PAGANS AND PURITANS (The Story of May Mornings in Oxford)

On Jan 10th Tim Healey gave us a fascinating and entertaining account of the customs associated with May Day celebrations.

First of all he reminded us that the First of May is not only a celebration of Spring, but also a political date, even with revolutionary undertones.

But May Day celebrations have their origins in the pagan rites associated with Flora the goddess of flowers, which began in Roman times and may have been connected to orgies. A painting by Tiepolo of 1745 depicted these rites.

In 1695 Anthony Wood described the celebrations as an invocation of Summer and at this time it was not considered of great significance. However in the period of the Commonwealth many Puritans found the practice abhorrent, and they did their best to suppress any celebration connected with May Day.

Singing from towers became a common custom in Medieval times and was known to take place in Oxford on New College Bell Tower. The urge to bring green things into the towns and indoors was also a feature of these rites and is depicted in a Book of Hours of 1500.  In the Thames Valley the Hawthorn and its blossom were very popular for garlands. It often (but not always) flowered at the appropriate time.

The Celtic Beltane feasts and Valpurgisnacht were also associated with May Day rites.
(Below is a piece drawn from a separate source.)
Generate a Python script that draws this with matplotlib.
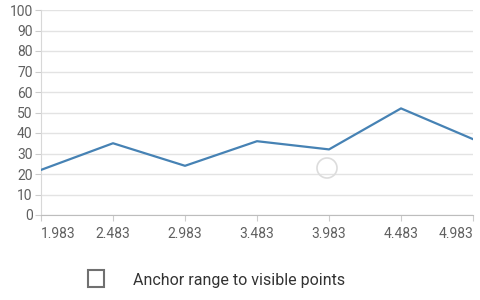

In 1250 the University banned all Maytime revels and this reflected the tension which developed between Authority and the revellers. But the Church attitude was often ambiguous, partly since the profits from the sale of Church Ale were used to fund church maintenance. The University colleges, too, sometimes hosted the Morris Dancing. In 1605 there was Morris Dancing in front of the King at Christchurch college.

In the 16th century we see the first mentions of Morris Dancing in relation to May Day celebrations, including depictions of men dressed as women (which had been forbidden in the Bible).

The Puritan backlash against Morris Dancing and other forms of popular entertainment originated with the English Church’s break with Rome in the 16th Century. The Bible was the supreme arbiter, and anything that was condemned there was abhorrent to the Puritans. Banbury was a hotbed of Puritanism, and the authorities there forbade all May celebrations. The Royalists considered these things to be harmless. In 1633 St Peter’s Church tried to stop a Garland from coming into the Church. The Maypole was often erected as a provocation to the Puritans.

At the Westminster Assembly in 1644 Maypoles were banned, but at the Restoration, and the return of Charles II, they reappeared.

By the 1740s the revelries around the Maypole had become more “polite” and in tune with the new Romantic sensibility. The dancers began to include women and girls, and small boys blowing horns (the whithorns) as they might have done in the fields while herding cattle and sheep. On Magdalen College Tower the Choir sang the Hymnus Eucharistus.

In the 19th Century, with the Industrial Revolution in full swing, the popular image of the Countryside became more and more idealised, and writers and artists (including Tennyson, Holman Hunt and Ruskin) helped to create the image of May Day revels that we recognise today. The Maypole became an object with ribbons round which people danced, a Garland was brought in, the May Queen appeared (only occasionally with a May King), and songs were written and sung. But still there were more subversive elements, such as Jack in the Green, a man covered from head to foot with greenery, and often accompanied by chimney sweeps.

In the 20th and 21st Centuries the trend towards popular involvement increased, with events such as the Magdalen Bridge celebrations as the Choir sings from Magdalen Tower, followed by further revels up the High Street. This particular event attracts people in huge, sometimes frightening numbers. But on the other hand, May Day is still celebrated in small communities with dances round the May Pole, a Queen of the May, and garlands from the countryside.